We have observed that dyspnea at rest, dry cough and fever ≥ 38.0 °C were the most common symptoms on admission in both groups. Guan WJ et al. and Zhang J et al. have demonstrated a similar rate of mild fever (88.0% vs.79.5%) and cough (70.2% vs. 61.8%) in both groups, respectively [16, 40]. Similarly, Goyal P. et al. concluded that cough (79.4%), fever (77.1%) and dyspnea (56.5%) were the most common clinical findings regardless of the COPD status [28].
Our laboratory values showed lower ALC and higher leukocyte, including ANC and NLR in patients with COPD. Similar results are demonstrated by Gemicioglu B. et al., lower ALC (1.42 ± 0.77 × 109/L), higher WBC (10.6 ± 5.2 × 109/L) and ANC (7.94 ± 4.18 × 109/L), with the median level of NLR 8.09 ± 7.25 [32]. In contrast, Basin S. et al. observed no significant differences in the level of leukocytes and lymphocytes in patients with COPD vs. control group (6.4 × 109/L vs. 6.5 × 109/L and 1.0 vs. 0.9 × 109/L, respectively) [41]. Such heterogeneities in the results might be due to differences in the severity of the disease among included patients in different studies. In our study, only 1 patient from COPD group and 2 patients from non-COPD group had diffuse alveolar damage.
None of our CT findings differ statistically between COPD and non-COPD groups. However, the patients with COPD were more likely to have milder CT severity score, especially CT1 (less than 25% of lung involvement) category, less likely to have bilateral and central localization of GGO, right lower lobe and left lung involvement, as well as a “crazy-paving” pattern. “Reversed halo” sign was not present in the patients with COPD. In regards to the severity score, our results are concordant with those by Basin S. et al. [41]. In detail, the referenced study reported CT1 category of 63.1% vs. 42.4%; CT2 category, 26.2% vs. 40.2%; CT3 category, 9.2% vs. 15.0%; CT4 category (more than 75%), 1.5% vs. 3.3% in COPD vs. non-COPD group, respectively.

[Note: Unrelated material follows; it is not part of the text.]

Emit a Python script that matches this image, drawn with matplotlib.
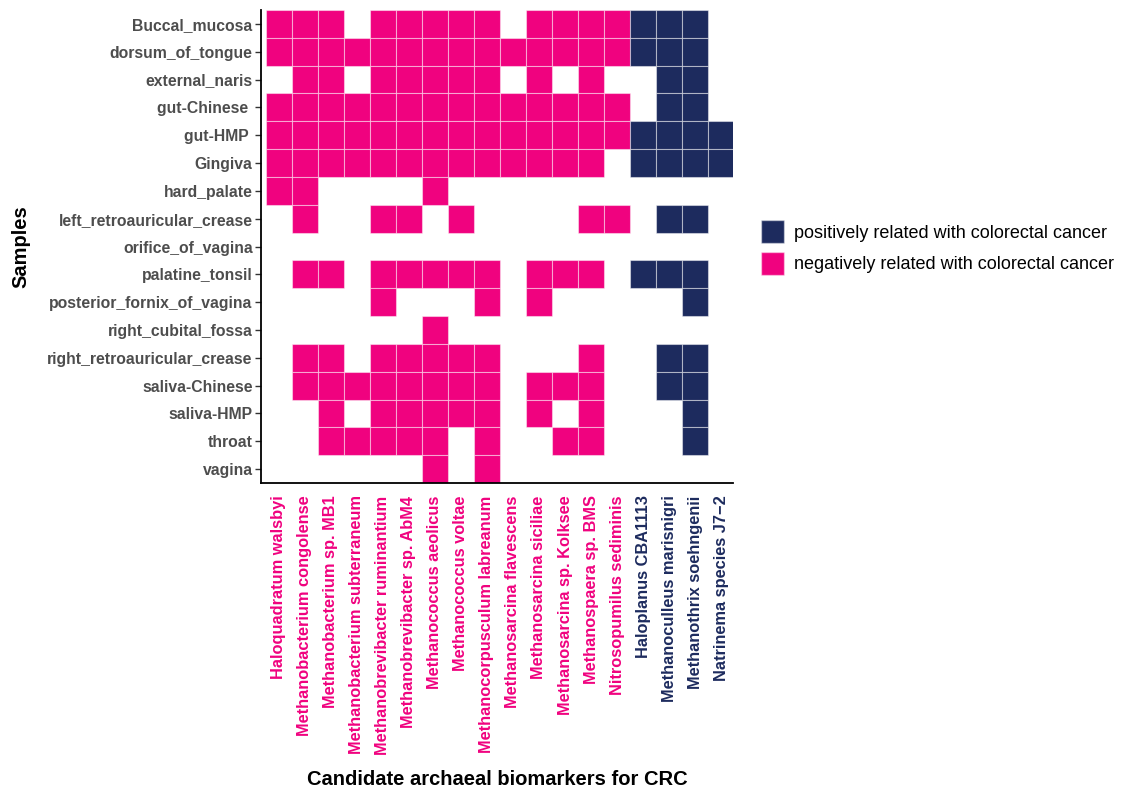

CT-based severity score of less than 25% of lung involvement (CT1 category) in patients with COPD was the most common in his study, similar to ours. We have found a positive correlation between CT severity score and in-hospital mortality in patients with hypoxia regardless COPD status, with the most significant mortality rate among the patients under CT severity score of 4 (more than 75% of lung involvement). However, we had only 4 patients with CT 4 category in COPD group vs. 30 patients without COPD.
There is a number of limitations in our study. First, spirometry data in the patients with CT findings compatible with COPD are not available. Second, the cohort of the patients with COPD is relatively small, i.e., only 50 patients. Moreover, a small number of the patients included in non-COPD group did report a smoking history but did not have findings of COPD by CT criteria. Third, we did not longitudinal evaluation of the disease severity by CT. Also, inflammatory cytokine levels that might influence the disease severity and outcome were not done at our hospital. However, we did include conventional laboratory values that are known to correlate with the severity of the disease and outcome. Overall, we believe that our results do contribute to the existing literature on clinical and imaging characterization of the patients with COVID-19 infection and suggest that older age, male gender, CT-based severity score, and hypoxia correlate with the clinical severity and in-hospital mortality regardless of COPD status.